- The request -
Give again exactly the lines that run from the start of the records to the line holding "Sans', 'Noto Sans", both ends counted. Do not include the pictures.

- Material for the task -
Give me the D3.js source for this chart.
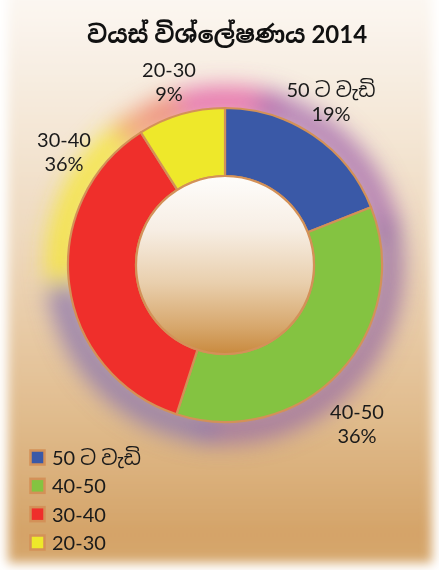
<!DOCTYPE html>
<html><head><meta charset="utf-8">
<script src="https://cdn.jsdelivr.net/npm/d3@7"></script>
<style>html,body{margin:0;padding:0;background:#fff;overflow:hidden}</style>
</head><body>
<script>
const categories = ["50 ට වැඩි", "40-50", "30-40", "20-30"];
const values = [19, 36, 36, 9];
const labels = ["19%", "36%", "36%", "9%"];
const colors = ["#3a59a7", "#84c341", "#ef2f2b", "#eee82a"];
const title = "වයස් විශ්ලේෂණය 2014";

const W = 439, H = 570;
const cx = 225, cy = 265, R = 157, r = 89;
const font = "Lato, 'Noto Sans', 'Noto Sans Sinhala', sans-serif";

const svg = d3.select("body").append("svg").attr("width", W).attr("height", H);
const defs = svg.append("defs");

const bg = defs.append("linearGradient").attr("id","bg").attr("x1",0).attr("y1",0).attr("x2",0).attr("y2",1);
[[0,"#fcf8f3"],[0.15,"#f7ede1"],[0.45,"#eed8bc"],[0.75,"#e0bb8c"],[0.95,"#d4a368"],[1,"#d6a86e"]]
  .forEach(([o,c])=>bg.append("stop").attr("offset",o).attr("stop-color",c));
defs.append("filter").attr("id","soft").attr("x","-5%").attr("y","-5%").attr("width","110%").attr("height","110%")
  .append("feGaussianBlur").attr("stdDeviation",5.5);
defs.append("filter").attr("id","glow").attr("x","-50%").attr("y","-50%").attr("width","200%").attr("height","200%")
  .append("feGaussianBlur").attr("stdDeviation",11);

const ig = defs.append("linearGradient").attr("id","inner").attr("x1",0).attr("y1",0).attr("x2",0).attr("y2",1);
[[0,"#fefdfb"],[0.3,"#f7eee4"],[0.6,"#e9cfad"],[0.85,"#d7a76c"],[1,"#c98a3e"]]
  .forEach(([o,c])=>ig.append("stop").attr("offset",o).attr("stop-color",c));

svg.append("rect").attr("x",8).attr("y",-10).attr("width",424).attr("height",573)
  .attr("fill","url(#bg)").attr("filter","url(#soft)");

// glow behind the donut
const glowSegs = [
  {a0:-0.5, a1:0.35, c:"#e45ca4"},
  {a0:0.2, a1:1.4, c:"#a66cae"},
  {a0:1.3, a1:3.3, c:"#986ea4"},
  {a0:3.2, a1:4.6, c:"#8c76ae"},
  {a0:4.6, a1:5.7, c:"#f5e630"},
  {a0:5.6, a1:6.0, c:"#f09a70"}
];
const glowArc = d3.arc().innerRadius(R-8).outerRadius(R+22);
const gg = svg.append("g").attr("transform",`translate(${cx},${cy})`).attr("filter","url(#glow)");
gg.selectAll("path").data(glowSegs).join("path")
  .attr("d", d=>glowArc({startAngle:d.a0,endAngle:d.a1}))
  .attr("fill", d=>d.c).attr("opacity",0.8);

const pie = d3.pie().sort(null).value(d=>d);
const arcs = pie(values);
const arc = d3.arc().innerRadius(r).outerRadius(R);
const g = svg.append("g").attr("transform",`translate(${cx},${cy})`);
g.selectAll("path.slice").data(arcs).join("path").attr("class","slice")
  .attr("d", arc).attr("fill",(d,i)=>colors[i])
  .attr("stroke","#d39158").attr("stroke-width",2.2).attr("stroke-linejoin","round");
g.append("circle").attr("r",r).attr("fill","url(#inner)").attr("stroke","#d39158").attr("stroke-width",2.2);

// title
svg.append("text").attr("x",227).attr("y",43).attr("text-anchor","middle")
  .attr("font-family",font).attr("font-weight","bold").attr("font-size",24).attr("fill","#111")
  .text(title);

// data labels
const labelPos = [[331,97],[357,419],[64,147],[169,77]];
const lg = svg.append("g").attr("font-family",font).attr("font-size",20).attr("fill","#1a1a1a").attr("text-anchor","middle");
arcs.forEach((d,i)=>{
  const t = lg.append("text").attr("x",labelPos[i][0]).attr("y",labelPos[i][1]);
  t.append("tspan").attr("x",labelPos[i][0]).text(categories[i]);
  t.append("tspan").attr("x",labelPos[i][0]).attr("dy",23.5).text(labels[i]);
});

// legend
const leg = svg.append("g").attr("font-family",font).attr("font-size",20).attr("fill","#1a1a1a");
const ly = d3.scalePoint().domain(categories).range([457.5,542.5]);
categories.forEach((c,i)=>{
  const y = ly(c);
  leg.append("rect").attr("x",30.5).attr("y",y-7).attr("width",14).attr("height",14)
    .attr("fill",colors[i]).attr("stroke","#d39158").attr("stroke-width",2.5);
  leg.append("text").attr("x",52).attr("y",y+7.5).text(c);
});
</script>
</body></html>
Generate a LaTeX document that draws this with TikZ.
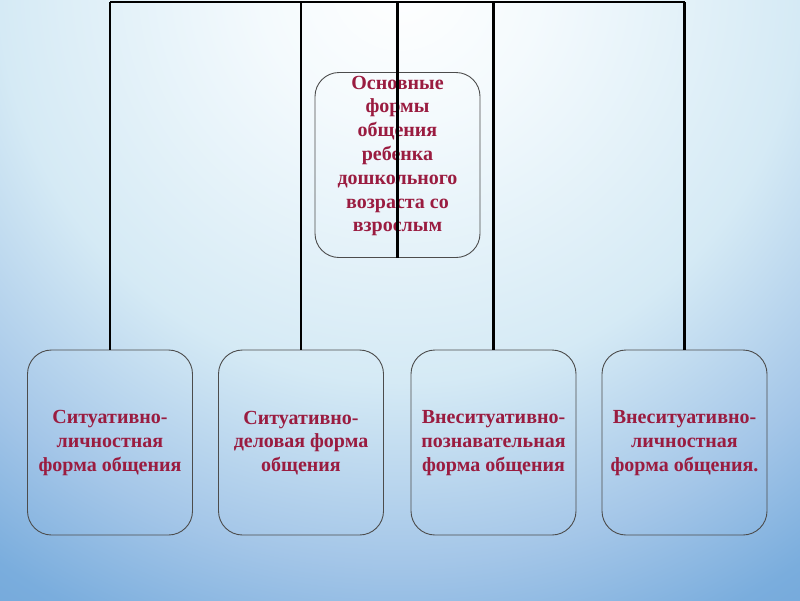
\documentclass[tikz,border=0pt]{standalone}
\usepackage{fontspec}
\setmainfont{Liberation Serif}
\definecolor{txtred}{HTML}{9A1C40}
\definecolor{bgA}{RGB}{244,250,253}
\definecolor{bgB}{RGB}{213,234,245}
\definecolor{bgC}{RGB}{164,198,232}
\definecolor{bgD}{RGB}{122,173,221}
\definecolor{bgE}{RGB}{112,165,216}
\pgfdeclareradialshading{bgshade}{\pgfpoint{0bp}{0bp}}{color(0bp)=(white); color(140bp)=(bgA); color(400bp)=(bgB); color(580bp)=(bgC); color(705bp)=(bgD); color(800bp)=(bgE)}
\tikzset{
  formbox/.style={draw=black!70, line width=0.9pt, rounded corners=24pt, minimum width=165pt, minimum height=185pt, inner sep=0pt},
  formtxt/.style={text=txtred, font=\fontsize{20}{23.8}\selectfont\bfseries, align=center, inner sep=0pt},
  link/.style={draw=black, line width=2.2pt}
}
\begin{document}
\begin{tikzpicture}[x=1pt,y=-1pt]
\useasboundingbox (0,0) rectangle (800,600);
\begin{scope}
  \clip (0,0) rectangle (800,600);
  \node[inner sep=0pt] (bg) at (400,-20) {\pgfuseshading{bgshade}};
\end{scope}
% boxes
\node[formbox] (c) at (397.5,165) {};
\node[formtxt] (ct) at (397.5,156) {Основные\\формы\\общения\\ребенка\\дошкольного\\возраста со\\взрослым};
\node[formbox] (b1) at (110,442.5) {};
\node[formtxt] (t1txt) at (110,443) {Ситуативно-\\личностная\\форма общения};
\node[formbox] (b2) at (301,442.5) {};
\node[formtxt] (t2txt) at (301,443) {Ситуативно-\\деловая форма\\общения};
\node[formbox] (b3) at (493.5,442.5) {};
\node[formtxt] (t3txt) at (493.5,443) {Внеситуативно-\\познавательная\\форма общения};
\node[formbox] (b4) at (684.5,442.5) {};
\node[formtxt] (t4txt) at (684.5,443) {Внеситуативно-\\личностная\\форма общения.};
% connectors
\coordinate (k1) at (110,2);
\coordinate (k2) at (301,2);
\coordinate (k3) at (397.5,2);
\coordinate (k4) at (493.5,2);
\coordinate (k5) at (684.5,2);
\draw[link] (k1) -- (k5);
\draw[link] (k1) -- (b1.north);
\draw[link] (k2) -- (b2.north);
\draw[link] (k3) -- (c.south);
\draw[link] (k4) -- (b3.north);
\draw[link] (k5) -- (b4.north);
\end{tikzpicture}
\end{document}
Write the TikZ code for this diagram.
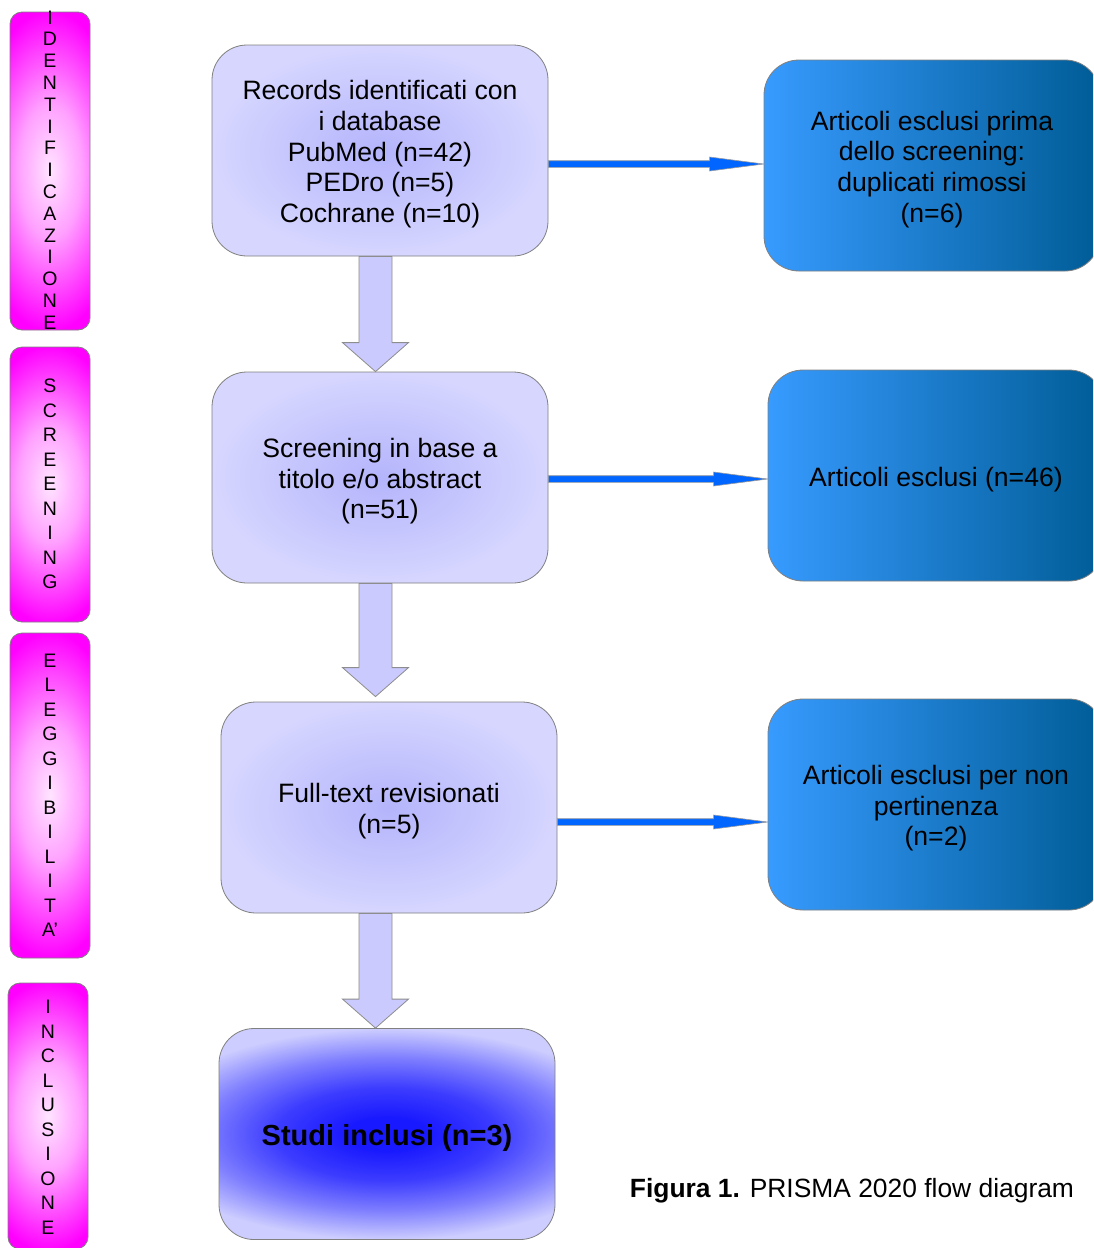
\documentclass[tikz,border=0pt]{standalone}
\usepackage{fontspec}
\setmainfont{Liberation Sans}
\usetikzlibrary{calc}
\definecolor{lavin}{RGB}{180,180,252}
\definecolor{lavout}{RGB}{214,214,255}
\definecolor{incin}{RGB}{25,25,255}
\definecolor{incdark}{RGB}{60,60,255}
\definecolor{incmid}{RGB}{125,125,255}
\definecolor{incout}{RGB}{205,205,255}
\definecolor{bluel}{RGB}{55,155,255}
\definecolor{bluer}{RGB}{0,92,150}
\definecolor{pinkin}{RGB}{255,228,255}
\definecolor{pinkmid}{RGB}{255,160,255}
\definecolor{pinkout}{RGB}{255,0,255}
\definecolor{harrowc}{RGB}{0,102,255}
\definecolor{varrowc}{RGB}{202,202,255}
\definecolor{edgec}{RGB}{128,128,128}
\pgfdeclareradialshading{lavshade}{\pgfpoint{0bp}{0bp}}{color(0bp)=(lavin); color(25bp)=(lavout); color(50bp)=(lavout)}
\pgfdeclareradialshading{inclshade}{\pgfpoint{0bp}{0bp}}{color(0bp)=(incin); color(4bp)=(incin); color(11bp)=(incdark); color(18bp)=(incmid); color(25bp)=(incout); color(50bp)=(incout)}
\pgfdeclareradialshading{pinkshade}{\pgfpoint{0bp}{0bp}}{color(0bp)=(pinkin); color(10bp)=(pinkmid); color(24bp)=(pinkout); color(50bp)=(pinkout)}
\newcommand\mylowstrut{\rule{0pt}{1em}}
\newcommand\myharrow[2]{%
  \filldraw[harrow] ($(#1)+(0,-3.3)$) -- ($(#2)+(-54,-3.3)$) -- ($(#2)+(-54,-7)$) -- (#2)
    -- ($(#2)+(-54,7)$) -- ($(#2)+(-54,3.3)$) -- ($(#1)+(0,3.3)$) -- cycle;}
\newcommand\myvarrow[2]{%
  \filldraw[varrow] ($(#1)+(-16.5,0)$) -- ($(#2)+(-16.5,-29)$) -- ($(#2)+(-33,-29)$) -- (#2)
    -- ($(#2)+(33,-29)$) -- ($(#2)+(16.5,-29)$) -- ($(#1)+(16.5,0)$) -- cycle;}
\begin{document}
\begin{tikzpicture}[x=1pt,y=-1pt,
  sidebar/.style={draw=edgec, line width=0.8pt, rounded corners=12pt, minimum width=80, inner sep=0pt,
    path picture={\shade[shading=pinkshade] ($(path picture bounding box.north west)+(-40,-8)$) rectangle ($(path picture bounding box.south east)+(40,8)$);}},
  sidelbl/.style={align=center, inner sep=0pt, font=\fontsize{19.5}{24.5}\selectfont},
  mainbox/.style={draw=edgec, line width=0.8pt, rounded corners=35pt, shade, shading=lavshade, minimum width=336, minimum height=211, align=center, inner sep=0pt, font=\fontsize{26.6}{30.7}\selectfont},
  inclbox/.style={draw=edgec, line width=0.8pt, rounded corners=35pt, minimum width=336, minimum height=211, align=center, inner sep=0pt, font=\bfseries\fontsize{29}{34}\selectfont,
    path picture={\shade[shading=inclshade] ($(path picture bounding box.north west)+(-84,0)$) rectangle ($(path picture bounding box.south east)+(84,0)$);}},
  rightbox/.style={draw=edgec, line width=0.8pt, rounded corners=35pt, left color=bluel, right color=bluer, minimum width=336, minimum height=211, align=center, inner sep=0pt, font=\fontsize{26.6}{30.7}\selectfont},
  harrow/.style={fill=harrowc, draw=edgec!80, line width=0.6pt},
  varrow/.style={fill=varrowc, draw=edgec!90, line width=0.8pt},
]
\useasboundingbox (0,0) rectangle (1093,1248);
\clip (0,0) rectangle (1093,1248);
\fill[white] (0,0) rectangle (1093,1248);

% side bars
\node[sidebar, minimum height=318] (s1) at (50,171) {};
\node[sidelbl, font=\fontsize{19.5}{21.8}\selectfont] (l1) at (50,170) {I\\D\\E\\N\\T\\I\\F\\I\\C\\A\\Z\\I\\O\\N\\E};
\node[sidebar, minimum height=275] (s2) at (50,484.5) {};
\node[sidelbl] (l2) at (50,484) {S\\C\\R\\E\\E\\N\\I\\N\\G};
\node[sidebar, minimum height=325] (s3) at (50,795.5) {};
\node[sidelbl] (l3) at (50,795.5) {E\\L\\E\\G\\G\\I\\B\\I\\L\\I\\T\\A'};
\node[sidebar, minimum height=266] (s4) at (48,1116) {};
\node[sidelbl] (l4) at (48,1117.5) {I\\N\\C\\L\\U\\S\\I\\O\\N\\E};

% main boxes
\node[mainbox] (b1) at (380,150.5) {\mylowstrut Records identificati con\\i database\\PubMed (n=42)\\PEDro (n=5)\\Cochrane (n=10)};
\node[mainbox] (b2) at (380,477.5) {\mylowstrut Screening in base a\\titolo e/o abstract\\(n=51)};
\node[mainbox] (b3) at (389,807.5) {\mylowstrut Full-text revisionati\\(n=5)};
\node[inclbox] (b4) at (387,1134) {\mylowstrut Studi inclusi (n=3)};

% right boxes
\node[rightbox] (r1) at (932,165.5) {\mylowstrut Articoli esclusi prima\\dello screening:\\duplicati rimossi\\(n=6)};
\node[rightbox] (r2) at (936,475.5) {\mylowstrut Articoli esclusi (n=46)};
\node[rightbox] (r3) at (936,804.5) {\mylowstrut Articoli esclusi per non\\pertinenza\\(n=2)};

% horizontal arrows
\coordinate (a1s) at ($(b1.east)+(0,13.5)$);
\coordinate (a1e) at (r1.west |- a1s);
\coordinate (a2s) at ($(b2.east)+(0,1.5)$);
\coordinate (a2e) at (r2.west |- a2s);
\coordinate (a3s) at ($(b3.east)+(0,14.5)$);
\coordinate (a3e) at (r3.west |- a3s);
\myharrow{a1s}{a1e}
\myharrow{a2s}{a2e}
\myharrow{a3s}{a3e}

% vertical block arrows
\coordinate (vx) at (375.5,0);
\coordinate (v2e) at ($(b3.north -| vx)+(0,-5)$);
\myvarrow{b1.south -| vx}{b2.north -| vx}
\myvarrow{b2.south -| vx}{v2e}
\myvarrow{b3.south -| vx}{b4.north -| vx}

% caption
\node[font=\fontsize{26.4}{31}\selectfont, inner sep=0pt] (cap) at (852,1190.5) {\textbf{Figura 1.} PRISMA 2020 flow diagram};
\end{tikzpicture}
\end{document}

- Final answer -
Give me the D3.js source for this chart.
<!DOCTYPE html>
<html><head><meta charset="utf-8">
<script src="https://cdn.jsdelivr.net/npm/d3@7"></script>
<style>html,body{margin:0;padding:0;background:#fff;overflow:hidden}</style>
</head><body>
<script>
const categories = ["50 ට වැඩි", "40-50", "30-40", "20-30"];
const values = [19, 36, 36, 9];
const labels = ["19%", "36%", "36%", "9%"];
const colors = ["#3a59a7", "#84c341", "#ef2f2b", "#eee82a"];
const title = "වයස් විශ්ලේෂණය 2014";

const W = 439, H = 570;
const cx = 225, cy = 265, R = 157, r = 89;
const font = "Lato, 'Noto Sans', 'Noto Sans Sinhala', sans-serif";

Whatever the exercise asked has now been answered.